UNAIDS Executive Director Michel Sidibe' said he looked forward to working closely with Ms. Migiro in helping African countries reduce their AIDS dependency and provide universal access to HIV prevention, treatment, care and support services.
"Her experience and leadership will promote African ownership of the AIDS response at the highest levels and reduce the inequities of people affected by AIDS in the continent," he stated.
Also Friday, Ban appointed Gordon Brown, the former British Prime Minister, to serve as the UN Special Envoy for Global Education.
"As Special Envoy, Brown will devote himself to working closely with all key partners to help galvanize support for the Secretary-General's Global Initiative on Education (Education First), which aims to achieve quality, relevant, and inclusive education for every child," stated the announcement.
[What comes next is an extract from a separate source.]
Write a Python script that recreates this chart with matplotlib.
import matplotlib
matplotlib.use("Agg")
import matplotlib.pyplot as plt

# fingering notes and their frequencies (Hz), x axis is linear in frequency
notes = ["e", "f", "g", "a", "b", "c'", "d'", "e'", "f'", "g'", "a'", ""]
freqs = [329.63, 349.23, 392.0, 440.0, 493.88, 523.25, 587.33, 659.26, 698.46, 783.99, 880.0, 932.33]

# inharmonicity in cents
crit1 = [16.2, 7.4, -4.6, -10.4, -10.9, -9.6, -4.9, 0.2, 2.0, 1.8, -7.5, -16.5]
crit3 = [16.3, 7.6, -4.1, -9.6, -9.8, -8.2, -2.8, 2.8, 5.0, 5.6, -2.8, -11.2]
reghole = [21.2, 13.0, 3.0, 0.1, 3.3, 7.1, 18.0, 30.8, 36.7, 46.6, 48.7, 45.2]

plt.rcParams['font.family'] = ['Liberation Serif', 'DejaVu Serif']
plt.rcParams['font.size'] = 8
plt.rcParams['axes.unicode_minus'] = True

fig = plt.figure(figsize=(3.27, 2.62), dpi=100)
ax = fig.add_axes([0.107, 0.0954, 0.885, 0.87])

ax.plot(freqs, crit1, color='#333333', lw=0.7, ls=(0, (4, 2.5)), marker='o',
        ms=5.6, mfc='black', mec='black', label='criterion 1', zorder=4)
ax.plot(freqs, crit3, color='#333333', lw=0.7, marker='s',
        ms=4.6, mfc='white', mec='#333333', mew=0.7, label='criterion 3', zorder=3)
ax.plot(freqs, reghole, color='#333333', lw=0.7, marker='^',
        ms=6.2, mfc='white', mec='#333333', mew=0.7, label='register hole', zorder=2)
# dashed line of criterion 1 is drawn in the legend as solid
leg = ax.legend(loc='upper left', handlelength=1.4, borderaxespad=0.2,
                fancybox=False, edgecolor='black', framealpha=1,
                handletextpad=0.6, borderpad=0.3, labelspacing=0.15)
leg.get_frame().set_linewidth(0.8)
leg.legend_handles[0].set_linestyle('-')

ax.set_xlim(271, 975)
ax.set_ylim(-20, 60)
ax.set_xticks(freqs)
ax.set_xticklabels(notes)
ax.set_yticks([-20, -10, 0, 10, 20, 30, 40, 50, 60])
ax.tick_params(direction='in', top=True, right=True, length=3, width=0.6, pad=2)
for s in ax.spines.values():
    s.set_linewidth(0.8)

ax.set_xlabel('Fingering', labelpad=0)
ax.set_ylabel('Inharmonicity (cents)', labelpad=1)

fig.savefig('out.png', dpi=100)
"He will focus on countries with the highest burden of children out of school, recognizing that nearly half of out of school children are in countries affected by conflict. He will help bring about change, mobilize resources and generate additional and sufficient funding."
In addition, Leila Zerrougui of Algeria will replace Radhika Coomaraswamy as Special Representative for Children and Armed Conflict. Zerrougui is currently Deputy Head of the UN Organization Stabilization Mission in the Democratic Republic of the Congo (MONUSCO), where, since 2008, she has spearheaded the Mission's efforts in strengthening the rule of law and protection of civilians.
It was also announced that Jean-Jacques Graisse of Belgium, who has more than 40 years of service as an international civil servant in the UN system, is being appointed as Acting Head in the Department of General Assembly and Conference Management (DGACM). He will replace Muhammad Shaaban.